The Association of Personal Injury Lawyers and Motor Accident Solicitors Society have launched a judicial review of the Justice Secretary's decision to reduce the amount of fees payable for cases conducted through the road traffic accident personal injury scheme, Post can reveal.
In a joint statement, the organisations said the judicial review "challenges the government's decision to cut recoverable costs in the scheme by significant amounts".
It added they are concerned that the decision was made at an insurance summit held by the Prime Minister where the government consulted insurers "but not those representing the interests of victims and claimants".

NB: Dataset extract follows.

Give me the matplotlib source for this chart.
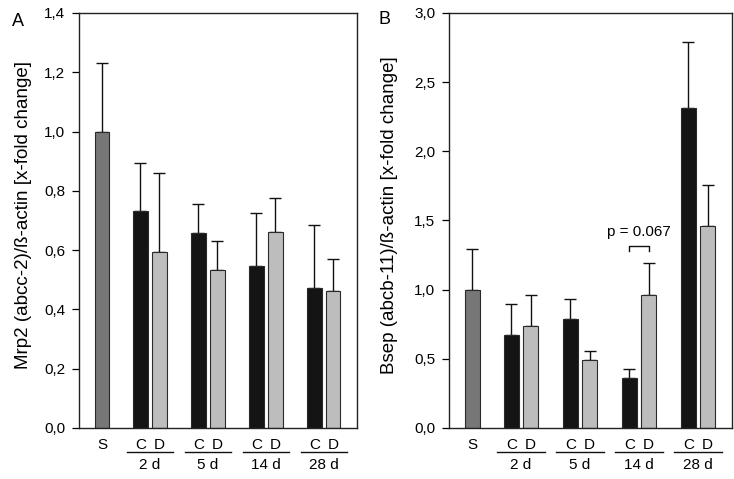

They are also challenging "the fact the government appears to have accepted the insurance industry's analysis that, if referral fees are banned, solicitors will make an unacceptable level of profit from cases run through the scheme."
They claim that fees in the current scheme were not calculated on the basis of referral fees and that by consulting only with insurers, the government's proposal to make these cuts is" both unfair, and based on a misinterpretation of the facts".
It added: "Underpinning the JR is the shared concern of both not-for-profit organisations that the proposed cuts will make running cases through the scheme unaffordable. Victims will find it difficult to obtain independent legal advice and will in turn be forced to negotiate with insurers for the compensation they need.
"With the vast majority of injured people having no knowledge of what their injuries are ‘worth' in terms of damages, such negotiations will be biased in favour of the insurers and their shareholders."